The French jeweller and glassmaker who defined Art Nouveau

Famous jewellers & jewellery housesView in dictionary · 1,185 words

Rene Lalique (1860-1945) was a French jeweller, glassmaker, and designer whose work, particularly in the period from approximately 1895 to 1910, did more than that of any other single craftsman to define the Art Nouveau idiom in jewellery. Operating from his workshop on the rue Therese in Paris and later from rue Royale, Lalique broke with the diamond-dominated tradition of the late nineteenth century and reorganised jewellery practice around the principle that materials should serve the subject rather than the other way round. From around 1909 he turned increasingly to glass, founding the firm that became the contemporary Lalique glass house, and effectively withdrawing from active jewellery production. The two careers, taken together, place him among the small handful of figures whose work materially altered the trajectory of decorative arts in the modern period.

Early career

Lalique was born at Ay, in Champagne, and trained in Paris and London. He returned to Paris in 1880 and worked as an independent designer, supplying designs to firms including Cartier, Boucheron, Vever and Aucoc through the 1880s. By the late 1880s he had set up his own workshop, and from approximately 1890 he had developed the distinctive design vocabulary that would mark his maturity. The 1900 Exposition Universelle in Paris, where his display in the Palais des Industries Diverses won universal acclaim, was the moment of his international consecration; the show was visited by Sarah Bernhardt, the Calouste Gulbenkian collection (which would acquire many of his major pieces), and the leading critics of the day, and from that point Lalique was the most-discussed jeweller of his generation.

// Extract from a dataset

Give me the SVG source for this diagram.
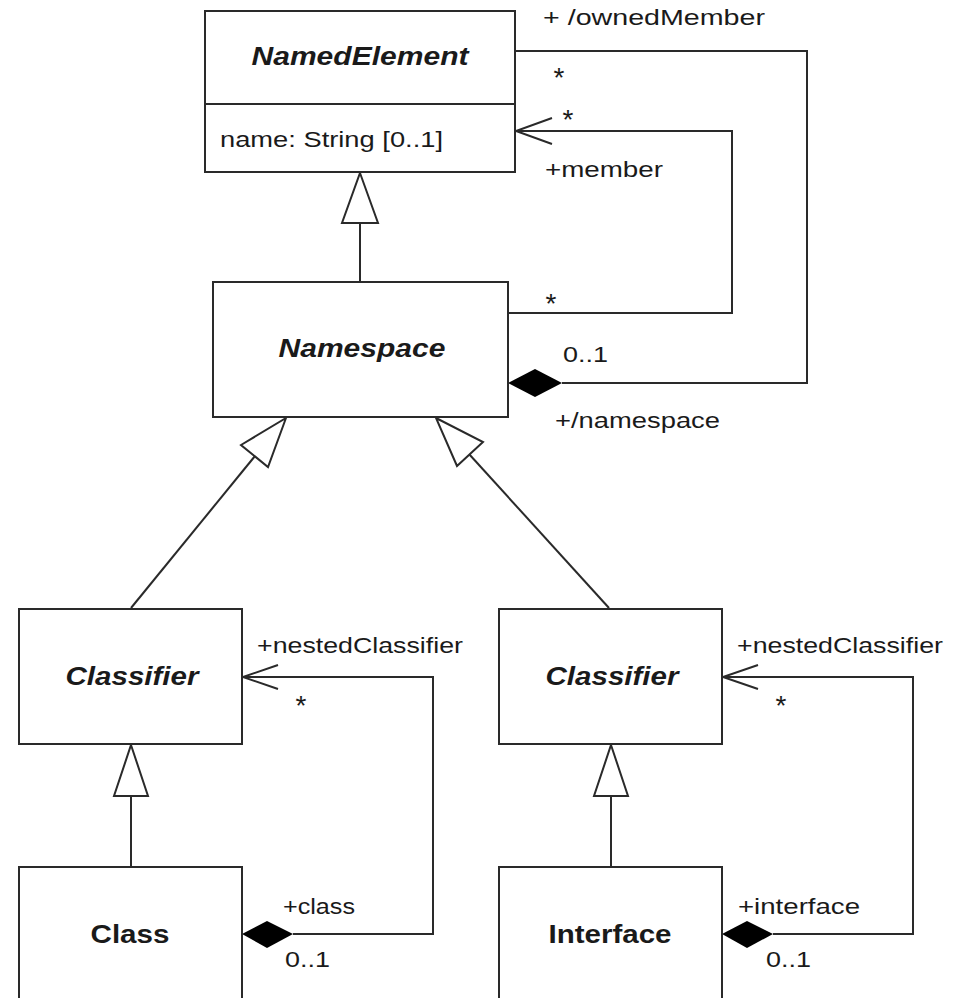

Design philosophy and materials

The break that Lalique made with the established jewellery tradition was philosophical as well as visual. The norm of the late nineteenth century, particularly in the Parisian Place Vendome firms, was the diamond rivière, the diamond-set tiara, and the diamond solitaire, with the principal artistic question being how to maximise the brilliance and value of the central stone. Lalique reversed the priority. He used materials not for their commodity value but for their colour, texture and capacity to evoke the subject: horn, ivory, opal, moonstone, plique-a-jour enamel, glass, mother-of-pearl, baroque pearls, garnet, semi-precious stones, sometimes in combination with diamond and gold but never as a vehicle for them. The subjects were drawn from nature and from symbolic-mythological sources: dragonflies, peacocks, snakes, female figures with flowing hair, vegetative motifs of mistletoe, ferns, lily-of-the-valley, and butterflies.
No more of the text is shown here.